I wrote in my journal later how odd and sweet it felt – how unexpected, that sinking into family soup. I couldn’t get enough. A fierce and hungry body-love for that flesh of my flesh, and for the land my own roots had known since my feet could walk that heavy soil, came over me, and wouldn’t let go. I wanted to go home. And so I did.
This past year, after living in Maine for 30 years, I trekked down to Louisiana in January, and settled in. I bought a little house only a five minute walk from where my father had been born. I stood on the levee behind the house, and was swamped by an overwhelming homage and gratitude for the heavy impossible soil, damp air, the green tangles and wild throbbings. And for the long and wide and not-quite-tamed river of our people, and their courage to take it all on – the unpredictable skies, the ever-present political corruption, the river that rises and threatens and nourishes and rolls on and on.
It was so good to be there. But it wasn’t all easy. Louisiana is a complex place. So much of what I ran away from years ago is still there. I wasn’t sure what to do with my own values shaped by three decades of northeastern influence and liberal thinking and Protestant ethic. I really didn’t want to give those up.
But I began to understand some things. One cousin talked about the gun she carries when she goes down the bayou in a boat, fishing alone. My near-pacifist self cringed, but I could see her concern: there could be alligators, or wild boars, or who-knows-what. I went with a cousin-in-law to his job with National Guard pilots who were coming in from a practice run. He was so proud of those guys, so in love with the planes. He explained the problems of landing – how feral pigs would run out of the woods toward the jets. Or how seagulls would fly right into an engine, and how dangerous that could be. While we were talking, one jet screamed in to land. My cousin gently grabbed my shoulders, turned me around to face away from the jet. I didn’t know why – until the plane landed, and the fierce, strong wind of exhaust blew straight at us. He’d been protecting me.
So far, being down there hasn’t changed my hard-won values. But its changed how I see theirs. And I still have a lot to learn.
Now, from my safe and dry seasonal perch in Maine, the devastation in Louisiana just breaks my heart. I wonder how they’ll recover. The state, and its people, are nothing if not resilient. Already, volunteers have banded together, gathered boats and food and bottled water and supplies, and headed toward the disaster areas to help out. The “Cajun Navy,” they call themselves. One cousin sent me a photo of folks going out in a boat to rescue people, and to bring supplies. A motto was printed across the page – “In South Louisiana, we don’t wait for help. We are the help.” Another posted websites where donations might be made. And another is helping to find foster shelters for animals abandoned during the floods. She was running out to find buckets for 600 rescued horses in a temporary shelter. Where the heck do you buy 600 buckets?! But I know she’ll find out.

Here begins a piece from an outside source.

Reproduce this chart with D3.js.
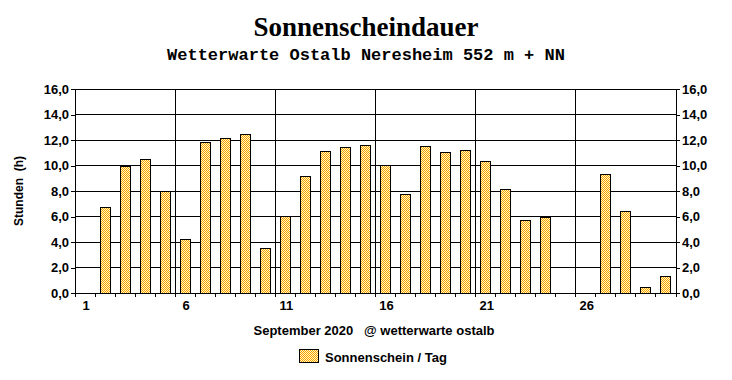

As a country, we have a tendency to ignore Louisiana, and remain nationally ignorant of the importance of the deltas, the marshes and swamps, not just for flavorful and abundant seafood, but for their critical role in protecting the coast. And there are other hidden graces you might now know about: how family is everything; how fabulous food can be when you pay attention to every cooking step; how you can disagree about some very basic values and still love people to pieces. How you can straddle the mess of what still needs to change, and remain wholeheartedly committed to a place where you sprouted up.
For most of us, when we talk about climate change and how it will affect island nations and low-lying areas of our own country, it’s still a theoretical exercise. For Louisiana, its a reality much too close to home. It is smack on the doorstep. Or washing over it.
I wish I were there now. I wish I could help. I wish I could see it all, and share the sad struggle . But what could I do, really?
Well…I’m telling you now: it’s a good place. If you were in trouble, people there would do whatever they could to help, no questions asked. If you just happened to drop by, the door would always be open and the kitchen bubbling with something fabulous to eat. And you’d be handed a plate and told to help yourself.
I know that means something. No matter what our political persuasions might be, Louisiana represents something of our country’s best values. I think that’s too important to lose.